La decisione sarà presa oggi e l’Italia, pur essendo uno dei Paesi messi maggiormente in difficoltà dall’aumento si schiererà a favore. I dati parlano da soli. In dieci anni e passa, quelli passati dall’impegno a devolvere il 2% del Pil all’Alleanza, l’Italia, che partiva dall’1% non è arrivata oltre l’1,47% circa. Quest’anno raggiungerà il 2%, ma solo grazie a funambolici giochi di prestigio. Nei prossimi dieci anni, con risultati intermedi che saranno pure elastici ma comunque devono esserci, dovrebbe fare molto di più. Germania, Francia, Polonia e fuori dall’Unione, l’Uk intendono procedere a tappe forzate ma la bozza di risoluzione finale del Consiglio europeo, che si riunirà a Bruxelles subito dopo il vertice dell’Aja, è più cauto e non si sbilancia troppo.

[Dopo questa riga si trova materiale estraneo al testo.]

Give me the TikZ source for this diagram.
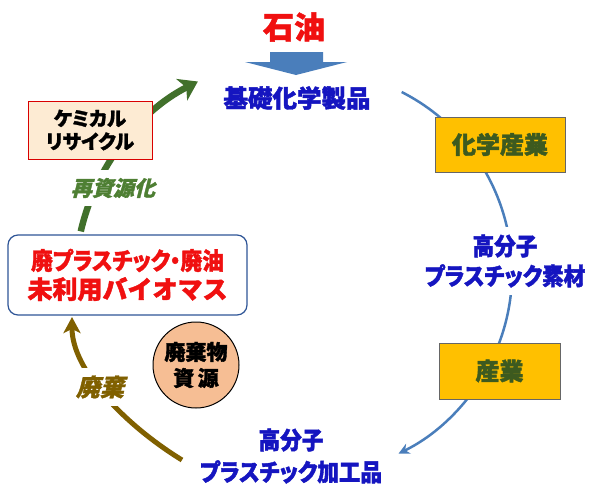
\documentclass[tikz,border=0pt]{standalone}
\usepackage{fontspec}
\usetikzlibrary{arrows.meta}
\newfontfamily\jp{Noto Sans CJK JP}[BoldFeatures={FakeBold=1.6}]
\newfontfamily\jpp{Noto Sans CJK JP}[RawFeature=+palt, BoldFeatures={FakeBold=1.6}]
\newfontfamily\jpn{Noto Sans CJK JP}[RawFeature=+palt, FakeStretch=0.9, BoldFeatures={FakeBold=1.6}]
\newfontfamily\jps{Noto Sans CJK JP}[FakeSlant=0.25, BoldFeatures={FakeBold=1.4}]
\definecolor{txtblue}{HTML}{1515C0}
\definecolor{txtred}{HTML}{F01010}
\definecolor{boxgreen}{HTML}{3D5A1F}
\definecolor{arcblue}{HTML}{4A7EBB}
\definecolor{arrgreen}{HTML}{41702B}
\definecolor{lblgreen}{HTML}{4E7F33}
\definecolor{olive}{HTML}{806000}
\definecolor{gold}{HTML}{FFC000}
\definecolor{peach}{HTML}{F6BE94}
\definecolor{cream}{HTML}{FDEBD3}
\definecolor{boxblue}{HTML}{2F5597}
\tikzset{
  bluetxt/.style={text=txtblue, align=center},
  goldbox/.style={draw=gray!80!black, line width=0.8pt, fill=gold, text=boxgreen, font=\jp\bfseries\fontsize{24}{28}\selectfont},
  bluearc/.style={draw=arcblue, line width=2.5pt},
  greenarc/.style={draw=arrgreen, line width=6.5pt},
  olivearc/.style={draw=olive, line width=5pt},
}
\begin{document}
\begin{tikzpicture}[x=1pt,y=-1pt]
\path[use as bounding box, fill=white] (0,0) rectangle (590,498);

% petroleum and block arrow
\node[text=txtred, font=\jp\bfseries\fontsize{31}{34}\selectfont] (oil) at (294,27) {石油};
\fill[arcblue] (270,52) -- (323,52) -- (323,62) -- (347,62) -- (296,75) -- (245,62) -- (270,62) -- cycle;
\node[bluetxt, font=\jp\bfseries\fontsize{24.5}{28}\selectfont] (base) at (297,98) {基礎化学製品};

% blue cycle arc
\draw[bluearc, -{Stealth[length=11pt,width=11pt]}] (310,272) ++(-63:202) arc[start angle=-63, end angle=64, radius=202];

\node[goldbox, minimum width=130pt, minimum height=55pt] (chem) at (500,144.5) {化学産業};
\node[goldbox, minimum width=121pt, minimum height=56pt] (ind) at (499.5,371) {産業};

\node[bluetxt, fill=white, inner xsep=2pt, inner ysep=7pt, font=\jpn\bfseries\fontsize{24}{30}\selectfont] (mat) at (505,261) {高分子\\プラスチック素材};
\node[bluetxt, fill=white, inner sep=2pt, font=\jpn\bfseries\fontsize{24}{32}\selectfont] (prod) at (291,456) {高分子\\プラスチック加工品};

% green recycle arc
\draw[greenarc, -{Stealth[length=18pt,width=24pt,inset=5pt]}] (300,282) ++(193:225) arc[start angle=193, end angle=243, radius=225];
\node[draw=red!85!black, line width=1pt, fill=cream, minimum width=124pt, minimum height=58pt, align=center, font=\jpp\bfseries\fontsize{19.5}{23}\selectfont] (cr) at (90,130) {ケミカル\\リサイクル};
\node[fill=white, inner xsep=2pt, inner ysep=8pt, text=lblgreen, font=\jps\bfseries\fontsize{21}{24}\selectfont] (reg) at (113,188) {再資源化};

% waste box
\node[draw=boxblue, line width=1.2pt, rounded corners=10pt, fill=white, minimum width=239pt, minimum height=80pt, align=center, text=txtred, font=\bfseries\fontsize{24}{29}\selectfont] (waste) at (127.5,275) {{\jpn 廃プラスチック・廃油}\\{\jp\fontsize{25}{29}\selectfont 未利用バイオマス}};

% olive discard arc
\draw[olivearc, -{Stealth[length=16pt,width=17pt,inset=4pt]}] (182,460) .. controls (125,425) and (72,370) .. (72,317);
\node[fill=white, inner xsep=2pt, inner ysep=8pt, text=olive, font=\jps\bfseries\fontsize{24}{26}\selectfont] (disc) at (100,387) {廃棄};

\node[circle, draw=black, line width=1pt, fill=peach, minimum size=86pt, inner sep=0pt, align=center, font=\jp\bfseries\fontsize{21}{26}\selectfont] (res) at (196,365) {廃棄物\\資\,源};
\end{tikzpicture}
\end{document}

Anche a Bruxelles si parlerà di guerra e di riarmo. L’euforia armata è tale che le due sfide si confondono mentre in realtà sono cose diverse, pur se ovviamente intrecciate. C’è l’aumento Nato, di cui si parla oggi, e c’è l’aumento della spesa militare propriamente europea di 800 miliardi che proporrà von der Leyen al Consiglio. Quanto le due spese possano dirsi la stessa cosa e quanto no non è perfettamente chiaro. In compenso è molto oscuro quali strumenti verranno messi in campo dall’Europa per consentire agli Stati di riarmare senza finire strangolati dal debito. Quelli predisposti dalla presidente non piacciono a moltissimi Paesi, a partire da Francia e Italia, ma la Germania di Merz è stata sinora rigida rispetto alla proposta di sostituirli con strumenti di debito comune o, come chiede l’Italia, di garanzie europee per gli investimenti provati. La partita dell’Aja di oggi non sarà tutta in discesa, quella di Bruxelles è già in salita. Ma alla fine una cosa è certa: gli italiani spenderanno in armi molto più di prima e per quanti salti mortali si facciano spendere senza tagliare spese o aumentare le tasse non è possibile.